■ **Written task**
Set down all of the data that follows word for word, without the images.

═══ Dataset content ═══

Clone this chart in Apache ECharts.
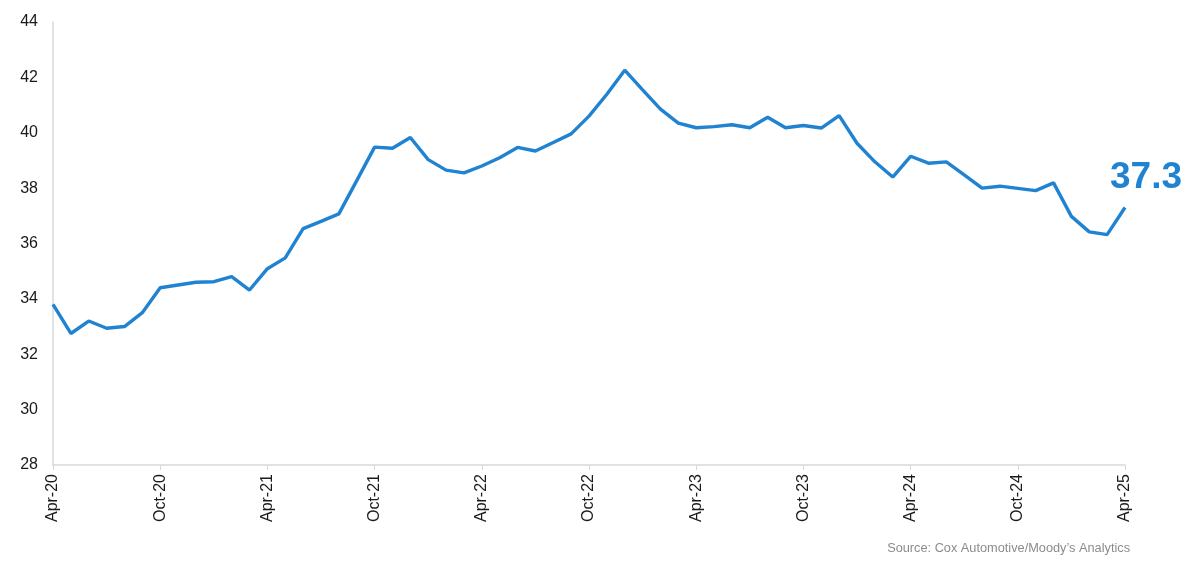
<!DOCTYPE html>
<html>
<head>
<meta charset="utf-8">
<script src="https://cdn.jsdelivr.net/npm/echarts@6/dist/echarts.min.js"></script>
<style>html,body{margin:0;padding:0;background:#fff}#c{width:1200px;height:571px}</style>
</head>
<body>
<div id="c"></div>
<script>
const monthNames = ["Jan","Feb","Mar","Apr","May","Jun","Jul","Aug","Sep","Oct","Nov","Dec"];
const categories = [];
for (let i = 0; i < 61; i++) {
  const m = (3 + i) % 12;
  const y = 20 + Math.floor((3 + i) / 12);
  categories.push(monthNames[m] + "-" + y);
}
const values = [
  33.8, 32.75, 33.2, 32.94, 33.0, 33.5, 34.4, 34.5, 34.6, 34.62, 34.8, 34.32,
  35.09, 35.48, 36.54, 36.8, 37.07, 38.27, 39.48, 39.44, 39.83, 39.03, 38.65, 38.55,
  38.8, 39.1, 39.47, 39.34, 39.65, 39.96, 40.6, 41.39, 42.26, 41.55, 40.85, 40.35,
  40.18, 40.22, 40.29, 40.18, 40.56, 40.18, 40.26, 40.17, 40.62, 39.62, 38.95, 38.4,
  39.15, 38.9, 38.95, 38.48, 38.0, 38.07, 37.99, 37.91, 38.19, 36.98, 36.42, 36.32,
  37.3
];
const yTicks = [28, 30, 32, 34, 36, 38, 40, 42, 44];
const sourceText = "Source: Cox Automotive/Moody\u2019s Analytics";
const lastLabel = "37.3";

const chart = echarts.init(document.getElementById('c'));
chart.setOption({
  animation: false,
  backgroundColor: '#ffffff',
  grid: { left: 53, right: 75, top: 22, bottom: 106, containLabel: false },
  xAxis: {
    type: 'category', data: categories, boundaryGap: false,
    axisLine: { lineStyle: { color: '#d9d9d9', width: 1.5 } },
    axisTick: { show: true, interval: 5, length: 5, lineStyle: { color: '#d9d9d9' } },
    axisLabel: {
      interval: 5, rotate: 90, margin: 9, fontSize: 16,
      fontFamily: 'Liberation Sans, Arial, sans-serif',
      color: (val, idx) => idx === values.length - 1 ? '#666666' : '#1a1a1a'
    },
    splitLine: { show: false }
  },
  yAxis: {
    type: 'value', min: yTicks[0], max: yTicks[yTicks.length - 1], interval: 2,
    axisLine: { show: true, lineStyle: { color: '#d9d9d9', width: 1.5 } },
    axisTick: { show: false },
    splitLine: { show: false },
    axisLabel: { fontSize: 16, color: '#1a1a1a', margin: 15, fontFamily: 'Liberation Sans, Arial, sans-serif' }
  },
  series: [{
    type: 'line', data: values, symbol: 'none', showSymbol: false,
    lineStyle: { color: '#1f83d2', width: 3.4 },
    itemStyle: { color: '#1f83d2' },
    endLabel: {
      show: true, formatter: lastLabel, offset: [-23, -30],
      color: '#1f83d2', fontSize: 37, fontWeight: 'bold',
      fontFamily: 'Liberation Sans, Arial, sans-serif'
    }
  }],
  graphic: [{
    type: 'text', right: 70, top: 542,
    style: { text: sourceText, fill: '#8c8c8c', fontSize: 12.75, fontFamily: 'Liberation Sans, Arial, sans-serif' }
  }]
});
</script>
</body>
</html>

═══

■ **Solution for this task**
Clone this chart in Apache ECharts.
<!DOCTYPE html>
<html>
<head>
<meta charset="utf-8">
<script src="https://cdn.jsdelivr.net/npm/echarts@6/dist/echarts.min.js"></script>
<style>html,body{margin:0;padding:0;background:#fff}#c{width:1200px;height:571px}</style>
</head>
<body>
<div id="c"></div>
<script>
const monthNames = ["Jan","Feb","Mar","Apr","May","Jun","Jul","Aug","Sep","Oct","Nov","Dec"];
const categories = [];
for (let i = 0; i < 61; i++) {
  const m = (3 + i) % 12;
  const y = 20 + Math.floor((3 + i) / 12);
  categories.push(monthNames[m] + "-" + y);
}
const values = [
  33.8, 32.75, 33.2, 32.94, 33.0, 33.5, 34.4, 34.5, 34.6, 34.62, 34.8, 34.32,
  35.09, 35.48, 36.54, 36.8, 37.07, 38.27, 39.48, 39.44, 39.83, 39.03, 38.65, 38.55,
  38.8, 39.1, 39.47, 39.34, 39.65, 39.96, 40.6, 41.39, 42.26, 41.55, 40.85, 40.35,
  40.18, 40.22, 40.29, 40.18, 40.56, 40.18, 40.26, 40.17, 40.62, 39.62, 38.95, 38.4,
  39.15, 38.9, 38.95, 38.48, 38.0, 38.07, 37.99, 37.91, 38.19, 36.98, 36.42, 36.32,
  37.3
];
const yTicks = [28, 30, 32, 34, 36, 38, 40, 42, 44];
const sourceText = "Source: Cox Automotive/Moody\u2019s Analytics";
const lastLabel = "37.3";

const chart = echarts.init(document.getElementById('c'));
chart.setOption({
  animation: false,
  backgroundColor: '#ffffff',
  grid: { left: 53, right: 75, top: 22, bottom: 106, containLabel: false },
  xAxis: {
    type: 'category', data: categories, boundaryGap: false,
    axisLine: { lineStyle: { color: '#d9d9d9', width: 1.5 } },
    axisTick: { show: true, interval: 5, length: 5, lineStyle: { color: '#d9d9d9' } },
    axisLabel: {
      interval: 5, rotate: 90, margin: 9, fontSize: 16,
      fontFamily: 'Liberation Sans, Arial, sans-serif',
      color: (val, idx) => idx === values.length - 1 ? '#666666' : '#1a1a1a'
    },
    splitLine: { show: false }
  },
  yAxis: {
    type: 'value', min: yTicks[0], max: yTicks[yTicks.length - 1], interval: 2,
    axisLine: { show: true, lineStyle: { color: '#d9d9d9', width: 1.5 } },
    axisTick: { show: false },
    splitLine: { show: false },
    axisLabel: { fontSize: 16, color: '#1a1a1a', margin: 15, fontFamily: 'Liberation Sans, Arial, sans-serif' }
  },
  series: [{
    type: 'line', data: values, symbol: 'none', showSymbol: false,
    lineStyle: { color: '#1f83d2', width: 3.4 },
    itemStyle: { color: '#1f83d2' },
    endLabel: {
      show: true, formatter: lastLabel, offset: [-23, -30],
      color: '#1f83d2', fontSize: 37, fontWeight: 'bold',
      fontFamily: 'Liberation Sans, Arial, sans-serif'
    }
  }],
  graphic: [{
    type: 'text', right: 70, top: 542,
    style: { text: sourceText, fill: '#8c8c8c', fontSize: 12.75, fontFamily: 'Liberation Sans, Arial, sans-serif' }
  }]
});
</script>
</body>
</html>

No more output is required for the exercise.